Lima, 1978. On est en pleine finale du Mondial de football qui enflamme les pays participants. On est aussi en pleine période de dictatures sur le sol américain et la terrible Opération Condor fonctionne à plein régime. L’Opération Condor est une sorte d’organisation internationale de la répression, une entente entre les différents régimes militaires au pouvoir un peu partout pour enlever, torturer, assassiner et faire disparaître toute trace des “actions” effectuées. Ils iront même jusqu’à s’entendre pour truquer le match entre l’Argentine et le Pérou en contrepartie d’un échange de prisonniers politiques. C’est ce contexte très noir qu’a choisi Santiago Roncagliolo pour… faire sourire son lecteur. Il est pressenti parmi les écrivains invités aux Belles Latinas de novembre prochain.
La vie de Félix Chacaltana est du genre pépère et rangée : assistant-archiviste au palais de justice de Lima, il vit avec sa mère qui le surveille avec zèle, il courtise timidement Cecilia, employée dans un journal et applique soigneusement la loi, dans son métier comme dans sa modeste vie privée. Il se sent intimement investi de son rôle de défenseur de la Loi, de l’État et des institutions, et malheureusement pour lui, il va se trouver au contact direct des “terroristes”, “subversifs”, bref des révolutionnaires. Dans la foulée, il va mettre le doigt dans l’engrenage d’une façon bien involontaire. Sous un régime dictatorial, il peut coûter cher de vouloir faire respecter la loi, surtout si elle avait été prévue à l’origine pour assurer les droits de l’homme.
L’immense naïveté de Félix fait tout son charme, et aussi le charme de ce récit très bien mené, qui parvient à réussir un véritable tour de force : montrer sans concession une situation historique terrifiante, ne rien cacher des horreurs qui ont bien existé sans jamais quitter une distance amusée. Si ça marche aussi bien, c’est que cette distance s’applique non aux ravages provoqués par le gouvernement de l’époque mais aux personnages intermédiaires tellement humains, dont le ridicule involontaire finit par être émouvant.
Bien involontairement, avec toute la candeur du monde, notre Félix Chacaltana s’introduit dans des milieux qu’il n’aurait à aucun moment imaginé approcher, le haut commandement militaire impliqué dans l’Opération Condor, ce qui à ses yeux est la récompense méritée accordée à l’employé consciencieux, mais qui, très vite, devient source de divers soucis. Les événements s’enchaînent, les rebondissements se succèdent, le suspense ne s’atténue jamais et la bluette devient thriller. Santiago Roncagliolo parvient à ne pas relâcher la tension qui oblige le lecteur (qui ne demande que ça) à s’accrocher à son roman.

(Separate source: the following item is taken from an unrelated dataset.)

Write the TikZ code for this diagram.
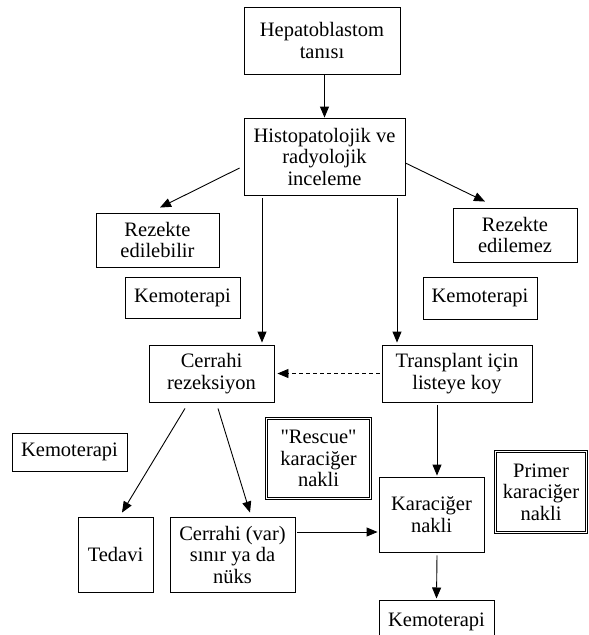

En 1978, le Pérou s’apprête à sortir ‒ officiellement ‒ de plus de dix ans de dictature militaire, des élections “démocratiques” vont lui permettre d’être à nouveau gouverné par des civils. Un des grands mérites de La peine capitale, qui n’en manque pas, est de montrer sans masque les réalités vécues par le Péruvien moyen des années noires et aussi de faire clairement ressortir la relativité de ces futures nouvelles libertés proclamées haut et fort par tous les médias, qui sont toujours aux mains des militaires.
La sinistre Opération Condor traitée par l’humour, le pari était risqué. Il est parfaitement réussi : tout fonctionne, la prise de conscience de l’horreur comme le rire qui est ‒ presque ‒ partout. Un peu Courteline, un peu Simenon, un peu Chandler, tout cela en version sud-américaine : un charme indiscutable qui ne fait jamais oublier la réalité.